Oui, la mise en scène de Stefano Vizioli ne nous a pas gâché le spectacle, les décors et costumes non plus et les lumières nous ont paru fort adéquates. Oui, les interventions ponctuelles pour juste quelques répliques de paysans, bourgeois, anabaptistes, soldat ne méritent qu’éloges, tout comme le trio que je surnomme ping pang pong, les deux basses Mathisen et Zacharie, Thomas Dear et Dimitry Ivaschchenko encadrant le ténor Jonas Mikeldi Atxalandabaso qui furent irréprochables. Glissons sur un comte d’Oberthal de Leonardo Estevez qui avait fort à faire question comparaison mais qui a tenu sa place sans faillir surtout dans la fameuse scène Trio bouffe de l’acte III.
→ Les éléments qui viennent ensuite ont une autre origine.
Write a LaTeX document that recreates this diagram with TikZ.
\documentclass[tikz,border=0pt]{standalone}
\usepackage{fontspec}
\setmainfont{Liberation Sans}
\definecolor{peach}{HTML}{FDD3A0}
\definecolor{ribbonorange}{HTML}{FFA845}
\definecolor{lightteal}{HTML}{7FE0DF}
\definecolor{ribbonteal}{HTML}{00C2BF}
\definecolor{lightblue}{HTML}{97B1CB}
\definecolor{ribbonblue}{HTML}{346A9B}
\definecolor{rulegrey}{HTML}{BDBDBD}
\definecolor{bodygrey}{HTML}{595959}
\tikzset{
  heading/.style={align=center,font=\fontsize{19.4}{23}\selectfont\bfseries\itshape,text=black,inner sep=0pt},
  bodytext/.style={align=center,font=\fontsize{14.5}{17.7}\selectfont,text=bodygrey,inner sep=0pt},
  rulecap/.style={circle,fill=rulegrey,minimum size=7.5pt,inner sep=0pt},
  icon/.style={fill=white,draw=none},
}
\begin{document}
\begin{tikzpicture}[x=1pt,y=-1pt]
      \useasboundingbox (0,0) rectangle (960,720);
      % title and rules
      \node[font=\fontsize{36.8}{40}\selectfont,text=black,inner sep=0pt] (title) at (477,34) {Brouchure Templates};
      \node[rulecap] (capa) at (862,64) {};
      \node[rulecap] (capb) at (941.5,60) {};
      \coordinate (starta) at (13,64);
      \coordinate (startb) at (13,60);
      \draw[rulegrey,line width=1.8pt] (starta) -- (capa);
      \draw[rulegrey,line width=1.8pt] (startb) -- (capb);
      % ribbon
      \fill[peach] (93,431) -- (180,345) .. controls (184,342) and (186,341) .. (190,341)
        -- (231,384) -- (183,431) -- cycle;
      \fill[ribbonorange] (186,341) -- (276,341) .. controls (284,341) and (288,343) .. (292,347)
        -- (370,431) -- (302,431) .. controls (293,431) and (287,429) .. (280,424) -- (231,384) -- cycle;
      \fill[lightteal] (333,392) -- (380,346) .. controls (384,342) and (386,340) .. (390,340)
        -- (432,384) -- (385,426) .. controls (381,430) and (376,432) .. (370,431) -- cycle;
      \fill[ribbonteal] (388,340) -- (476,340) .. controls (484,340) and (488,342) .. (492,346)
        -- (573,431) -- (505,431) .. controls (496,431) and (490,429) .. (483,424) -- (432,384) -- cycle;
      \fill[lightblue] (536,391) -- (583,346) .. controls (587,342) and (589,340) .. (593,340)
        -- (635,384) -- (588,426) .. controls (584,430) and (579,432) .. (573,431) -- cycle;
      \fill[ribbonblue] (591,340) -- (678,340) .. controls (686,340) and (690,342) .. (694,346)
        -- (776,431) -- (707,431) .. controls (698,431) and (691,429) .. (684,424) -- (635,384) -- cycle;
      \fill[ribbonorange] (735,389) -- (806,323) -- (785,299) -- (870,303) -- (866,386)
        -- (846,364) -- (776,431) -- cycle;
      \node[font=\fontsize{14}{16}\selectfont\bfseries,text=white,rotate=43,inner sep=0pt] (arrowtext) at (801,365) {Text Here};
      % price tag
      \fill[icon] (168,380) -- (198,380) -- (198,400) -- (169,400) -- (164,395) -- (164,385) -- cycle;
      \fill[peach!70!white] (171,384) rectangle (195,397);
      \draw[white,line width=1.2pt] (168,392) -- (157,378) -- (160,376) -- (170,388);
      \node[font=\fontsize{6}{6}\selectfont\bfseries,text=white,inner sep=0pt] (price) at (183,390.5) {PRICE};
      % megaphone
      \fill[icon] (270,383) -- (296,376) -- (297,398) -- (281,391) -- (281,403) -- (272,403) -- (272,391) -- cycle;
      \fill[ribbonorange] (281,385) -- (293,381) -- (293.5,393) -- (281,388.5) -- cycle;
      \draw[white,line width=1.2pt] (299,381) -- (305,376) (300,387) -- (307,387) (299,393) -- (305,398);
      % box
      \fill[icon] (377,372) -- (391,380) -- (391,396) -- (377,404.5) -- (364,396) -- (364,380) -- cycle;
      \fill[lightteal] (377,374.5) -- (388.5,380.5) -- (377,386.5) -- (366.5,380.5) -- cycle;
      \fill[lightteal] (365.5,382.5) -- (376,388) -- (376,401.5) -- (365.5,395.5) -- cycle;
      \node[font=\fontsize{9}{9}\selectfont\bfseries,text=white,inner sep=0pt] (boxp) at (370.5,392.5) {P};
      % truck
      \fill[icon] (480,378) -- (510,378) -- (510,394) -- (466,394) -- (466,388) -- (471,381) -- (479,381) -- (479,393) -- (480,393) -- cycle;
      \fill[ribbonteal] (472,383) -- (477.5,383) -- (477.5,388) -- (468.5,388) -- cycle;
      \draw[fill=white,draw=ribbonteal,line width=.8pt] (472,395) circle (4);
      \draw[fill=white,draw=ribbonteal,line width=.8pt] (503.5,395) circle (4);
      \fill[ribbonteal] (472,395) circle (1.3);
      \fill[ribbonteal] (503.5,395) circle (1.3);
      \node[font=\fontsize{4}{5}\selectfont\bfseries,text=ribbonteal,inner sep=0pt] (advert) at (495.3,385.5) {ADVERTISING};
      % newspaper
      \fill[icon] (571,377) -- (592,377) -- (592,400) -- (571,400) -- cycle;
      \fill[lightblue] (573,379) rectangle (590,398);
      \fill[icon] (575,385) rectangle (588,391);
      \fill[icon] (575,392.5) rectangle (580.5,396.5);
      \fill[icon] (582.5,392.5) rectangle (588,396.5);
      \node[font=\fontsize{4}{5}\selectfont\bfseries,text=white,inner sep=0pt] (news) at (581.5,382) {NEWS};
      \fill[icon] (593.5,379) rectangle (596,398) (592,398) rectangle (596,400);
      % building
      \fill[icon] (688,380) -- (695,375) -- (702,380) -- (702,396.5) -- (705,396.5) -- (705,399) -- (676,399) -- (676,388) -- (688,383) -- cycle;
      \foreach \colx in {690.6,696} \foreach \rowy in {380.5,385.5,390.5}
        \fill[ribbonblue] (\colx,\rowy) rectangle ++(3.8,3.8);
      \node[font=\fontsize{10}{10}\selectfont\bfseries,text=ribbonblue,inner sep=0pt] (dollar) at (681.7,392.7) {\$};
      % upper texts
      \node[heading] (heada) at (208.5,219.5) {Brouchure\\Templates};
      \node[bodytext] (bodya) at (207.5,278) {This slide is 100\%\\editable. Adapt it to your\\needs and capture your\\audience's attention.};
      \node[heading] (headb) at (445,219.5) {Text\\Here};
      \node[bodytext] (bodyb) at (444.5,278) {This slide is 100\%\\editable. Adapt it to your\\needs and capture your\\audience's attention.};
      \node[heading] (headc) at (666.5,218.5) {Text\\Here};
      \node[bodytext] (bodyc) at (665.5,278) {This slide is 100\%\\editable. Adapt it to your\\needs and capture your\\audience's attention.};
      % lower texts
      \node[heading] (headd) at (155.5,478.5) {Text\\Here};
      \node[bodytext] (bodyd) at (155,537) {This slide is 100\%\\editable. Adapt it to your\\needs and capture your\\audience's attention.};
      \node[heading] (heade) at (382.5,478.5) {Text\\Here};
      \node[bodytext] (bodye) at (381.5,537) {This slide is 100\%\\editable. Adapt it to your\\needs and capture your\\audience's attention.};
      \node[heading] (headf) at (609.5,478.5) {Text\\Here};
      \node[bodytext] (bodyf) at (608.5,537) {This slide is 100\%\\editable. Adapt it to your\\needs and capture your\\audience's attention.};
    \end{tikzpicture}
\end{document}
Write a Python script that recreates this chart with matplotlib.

Autre surprise, et le mot est faible, c’est Berthe, rôle chanté, et interprété de bout en bout, par Sofia Fomina, soprano russe dont la voix nous a laissés, sans voix !! Un timbre, une projection, une aisance dans l’émission, un ensemble de qualités qui la conduira à aborder tous les rôles relevant de sa tessiture dès maintenant. C’est absolument sidérant. La dernière scène où, hallucinée, elle se poignarde dans les bras de Jean……
« Roi du ciel et des anges », par ces mots s’amorce l’Hymne de Triomphe, triomphe du Prophète et de l’américain John Osborn confondant d’aisance, de chant, de présence : « je suis le fils de Dieu », on en redemande tous les matins !! Quant au « Adieu, ma mère… » qui se conclut par un « adieu » je ne sais plus à quelle hauteur. John Osborn est Jean de Leyde. Et comme on ne peut comparer avec le créateur du rôle et quelques suivants, on se contente de dire qu’il a chanté ce qui était écrit par Meyerbeer, et c’est une performance. D’autres rôles l’attendent, à la mesure de son talent, Pollione dans Norma, Benvenuto Cellini, Léopold dans La Juive, Rodrigo dans La Donna del Lago. Ce grain de voix fera merveille.
Voilà une production que je ne pensais pas voir, et revoir, et revoir encore et davantage. Mais, quand tant d’ingrédients sont réunis, on se dit qu’il ne faut pas rater de tels moments, qu’ils ne se reproduisent pas aussi fréquemment, ce qui n’empêche pas d’en espérer d’autres à venir.